[Records with drawing code]

==============================

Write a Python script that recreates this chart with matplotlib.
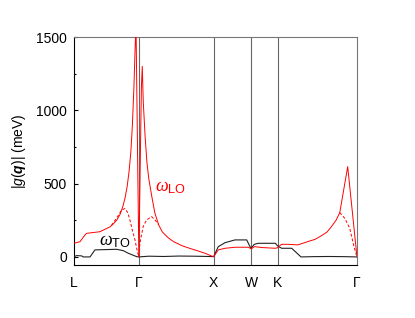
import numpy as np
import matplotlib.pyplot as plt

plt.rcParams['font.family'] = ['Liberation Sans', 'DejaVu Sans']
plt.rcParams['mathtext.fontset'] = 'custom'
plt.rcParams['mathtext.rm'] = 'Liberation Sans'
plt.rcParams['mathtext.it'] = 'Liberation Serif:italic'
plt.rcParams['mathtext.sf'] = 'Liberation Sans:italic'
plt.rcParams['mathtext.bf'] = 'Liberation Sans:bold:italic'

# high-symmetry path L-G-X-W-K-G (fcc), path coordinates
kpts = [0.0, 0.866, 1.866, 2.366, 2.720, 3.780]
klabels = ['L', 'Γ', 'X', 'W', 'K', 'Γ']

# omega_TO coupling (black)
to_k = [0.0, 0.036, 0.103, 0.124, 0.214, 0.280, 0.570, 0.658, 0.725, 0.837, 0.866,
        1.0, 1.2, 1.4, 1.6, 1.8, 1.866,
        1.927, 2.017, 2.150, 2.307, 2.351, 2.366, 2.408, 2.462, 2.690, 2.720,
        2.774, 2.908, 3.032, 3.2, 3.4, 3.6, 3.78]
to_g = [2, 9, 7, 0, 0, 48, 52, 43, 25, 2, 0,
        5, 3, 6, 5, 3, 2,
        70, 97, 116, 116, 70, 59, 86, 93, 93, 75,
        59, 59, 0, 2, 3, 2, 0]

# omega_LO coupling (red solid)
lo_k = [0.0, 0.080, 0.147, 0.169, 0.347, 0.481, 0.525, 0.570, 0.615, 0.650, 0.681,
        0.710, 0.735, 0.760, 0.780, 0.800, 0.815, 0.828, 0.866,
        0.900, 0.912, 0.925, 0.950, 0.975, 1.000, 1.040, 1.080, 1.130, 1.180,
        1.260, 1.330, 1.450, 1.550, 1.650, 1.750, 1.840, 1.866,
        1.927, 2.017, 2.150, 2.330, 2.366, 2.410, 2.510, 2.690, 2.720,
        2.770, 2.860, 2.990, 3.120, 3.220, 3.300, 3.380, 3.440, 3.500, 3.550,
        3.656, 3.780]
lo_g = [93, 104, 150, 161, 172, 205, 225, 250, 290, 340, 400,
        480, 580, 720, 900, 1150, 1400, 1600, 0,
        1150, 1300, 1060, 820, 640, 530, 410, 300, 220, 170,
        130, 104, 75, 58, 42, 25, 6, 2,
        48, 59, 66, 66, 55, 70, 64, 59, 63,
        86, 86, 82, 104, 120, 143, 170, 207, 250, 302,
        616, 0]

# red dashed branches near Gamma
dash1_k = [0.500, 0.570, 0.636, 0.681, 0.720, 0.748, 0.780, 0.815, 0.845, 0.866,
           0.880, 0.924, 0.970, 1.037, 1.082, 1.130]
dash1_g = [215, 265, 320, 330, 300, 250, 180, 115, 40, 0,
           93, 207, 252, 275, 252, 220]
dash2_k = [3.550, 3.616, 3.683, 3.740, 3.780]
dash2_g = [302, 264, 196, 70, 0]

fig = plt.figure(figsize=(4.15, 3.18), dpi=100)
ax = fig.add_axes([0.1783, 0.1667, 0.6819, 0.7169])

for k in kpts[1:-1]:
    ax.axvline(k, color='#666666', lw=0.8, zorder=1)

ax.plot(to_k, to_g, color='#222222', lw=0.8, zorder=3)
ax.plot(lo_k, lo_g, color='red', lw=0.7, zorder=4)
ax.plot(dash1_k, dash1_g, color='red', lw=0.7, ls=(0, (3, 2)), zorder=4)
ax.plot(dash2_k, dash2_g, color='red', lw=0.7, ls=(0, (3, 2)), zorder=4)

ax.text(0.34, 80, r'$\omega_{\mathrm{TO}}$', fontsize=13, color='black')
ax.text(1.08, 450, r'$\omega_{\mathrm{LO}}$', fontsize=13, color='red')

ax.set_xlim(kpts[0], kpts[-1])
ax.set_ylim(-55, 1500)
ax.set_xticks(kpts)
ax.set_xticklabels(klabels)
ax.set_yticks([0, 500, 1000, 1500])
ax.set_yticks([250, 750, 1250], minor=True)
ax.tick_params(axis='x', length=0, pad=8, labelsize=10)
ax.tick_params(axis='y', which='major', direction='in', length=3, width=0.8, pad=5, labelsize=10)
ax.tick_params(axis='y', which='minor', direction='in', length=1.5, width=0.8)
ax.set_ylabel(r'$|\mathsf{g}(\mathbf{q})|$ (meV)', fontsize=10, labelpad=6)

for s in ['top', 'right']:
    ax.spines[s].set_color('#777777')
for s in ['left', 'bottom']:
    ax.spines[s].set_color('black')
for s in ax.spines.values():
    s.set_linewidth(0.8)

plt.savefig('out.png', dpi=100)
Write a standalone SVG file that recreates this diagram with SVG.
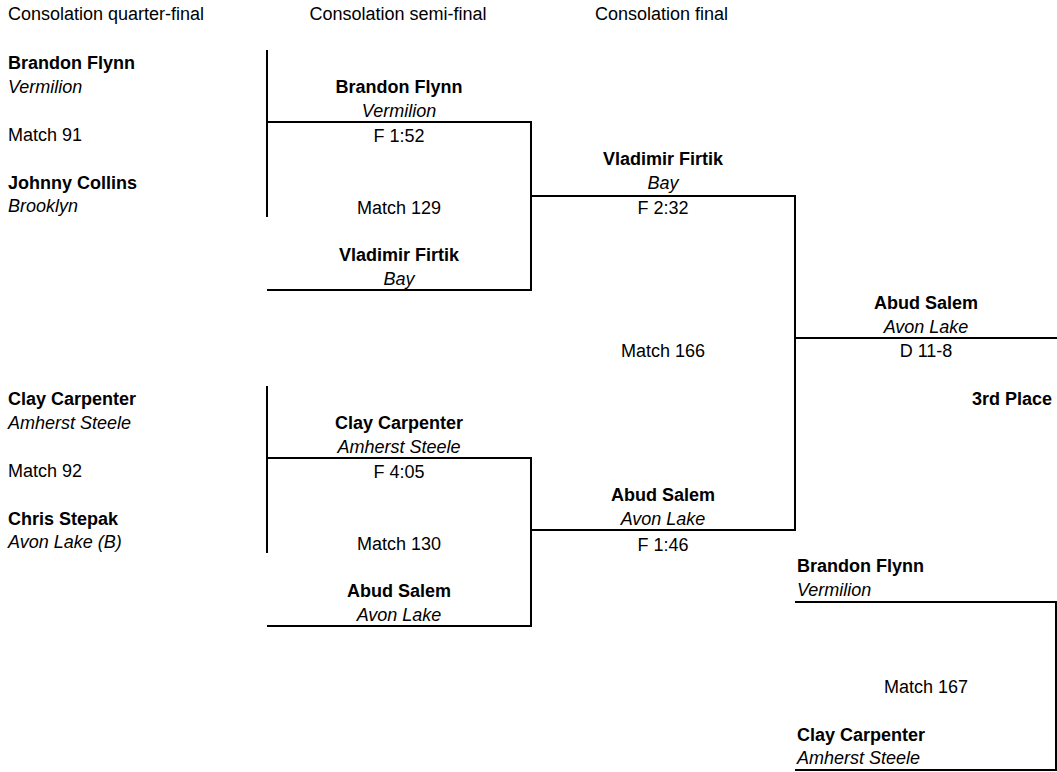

==============================

- _Task brief_:
The records above are to be reproduced exactly; the pictures are to be left out.

- _Answer to this problem_:
Write a Python script that recreates this chart with matplotlib.
import numpy as np
import matplotlib.pyplot as plt

plt.rcParams['font.family'] = ['Liberation Sans', 'DejaVu Sans']
plt.rcParams['mathtext.fontset'] = 'custom'
plt.rcParams['mathtext.rm'] = 'Liberation Sans'
plt.rcParams['mathtext.it'] = 'Liberation Serif:italic'
plt.rcParams['mathtext.sf'] = 'Liberation Sans:italic'
plt.rcParams['mathtext.bf'] = 'Liberation Sans:bold:italic'

# high-symmetry path L-G-X-W-K-G (fcc), path coordinates
kpts = [0.0, 0.866, 1.866, 2.366, 2.720, 3.780]
klabels = ['L', 'Γ', 'X', 'W', 'K', 'Γ']

# omega_TO coupling (black)
to_k = [0.0, 0.036, 0.103, 0.124, 0.214, 0.280, 0.570, 0.658, 0.725, 0.837, 0.866,
        1.0, 1.2, 1.4, 1.6, 1.8, 1.866,
        1.927, 2.017, 2.150, 2.307, 2.351, 2.366, 2.408, 2.462, 2.690, 2.720,
        2.774, 2.908, 3.032, 3.2, 3.4, 3.6, 3.78]
to_g = [2, 9, 7, 0, 0, 48, 52, 43, 25, 2, 0,
        5, 3, 6, 5, 3, 2,
        70, 97, 116, 116, 70, 59, 86, 93, 93, 75,
        59, 59, 0, 2, 3, 2, 0]

# omega_LO coupling (red solid)
lo_k = [0.0, 0.080, 0.147, 0.169, 0.347, 0.481, 0.525, 0.570, 0.615, 0.650, 0.681,
        0.710, 0.735, 0.760, 0.780, 0.800, 0.815, 0.828, 0.866,
        0.900, 0.912, 0.925, 0.950, 0.975, 1.000, 1.040, 1.080, 1.130, 1.180,
        1.260, 1.330, 1.450, 1.550, 1.650, 1.750, 1.840, 1.866,
        1.927, 2.017, 2.150, 2.330, 2.366, 2.410, 2.510, 2.690, 2.720,
        2.770, 2.860, 2.990, 3.120, 3.220, 3.300, 3.380, 3.440, 3.500, 3.550,
        3.656, 3.780]
lo_g = [93, 104, 150, 161, 172, 205, 225, 250, 290, 340, 400,
        480, 580, 720, 900, 1150, 1400, 1600, 0,
        1150, 1300, 1060, 820, 640, 530, 410, 300, 220, 170,
        130, 104, 75, 58, 42, 25, 6, 2,
        48, 59, 66, 66, 55, 70, 64, 59, 63,
        86, 86, 82, 104, 120, 143, 170, 207, 250, 302,
        616, 0]

# red dashed branches near Gamma
dash1_k = [0.500, 0.570, 0.636, 0.681, 0.720, 0.748, 0.780, 0.815, 0.845, 0.866,
           0.880, 0.924, 0.970, 1.037, 1.082, 1.130]
dash1_g = [215, 265, 320, 330, 300, 250, 180, 115, 40, 0,
           93, 207, 252, 275, 252, 220]
dash2_k = [3.550, 3.616, 3.683, 3.740, 3.780]
dash2_g = [302, 264, 196, 70, 0]

fig = plt.figure(figsize=(4.15, 3.18), dpi=100)
ax = fig.add_axes([0.1783, 0.1667, 0.6819, 0.7169])

for k in kpts[1:-1]:
    ax.axvline(k, color='#666666', lw=0.8, zorder=1)

ax.plot(to_k, to_g, color='#222222', lw=0.8, zorder=3)
ax.plot(lo_k, lo_g, color='red', lw=0.7, zorder=4)
ax.plot(dash1_k, dash1_g, color='red', lw=0.7, ls=(0, (3, 2)), zorder=4)
ax.plot(dash2_k, dash2_g, color='red', lw=0.7, ls=(0, (3, 2)), zorder=4)

ax.text(0.34, 80, r'$\omega_{\mathrm{TO}}$', fontsize=13, color='black')
ax.text(1.08, 450, r'$\omega_{\mathrm{LO}}$', fontsize=13, color='red')

ax.set_xlim(kpts[0], kpts[-1])
ax.set_ylim(-55, 1500)
ax.set_xticks(kpts)
ax.set_xticklabels(klabels)
ax.set_yticks([0, 500, 1000, 1500])
ax.set_yticks([250, 750, 1250], minor=True)
ax.tick_params(axis='x', length=0, pad=8, labelsize=10)
ax.tick_params(axis='y', which='major', direction='in', length=3, width=0.8, pad=5, labelsize=10)
ax.tick_params(axis='y', which='minor', direction='in', length=1.5, width=0.8)
ax.set_ylabel(r'$|\mathsf{g}(\mathbf{q})|$ (meV)', fontsize=10, labelpad=6)

for s in ['top', 'right']:
    ax.spines[s].set_color('#777777')
for s in ['left', 'bottom']:
    ax.spines[s].set_color('black')
for s in ax.spines.values():
    s.set_linewidth(0.8)

plt.savefig('out.png', dpi=100)
Write a standalone SVG file that recreates this diagram with SVG.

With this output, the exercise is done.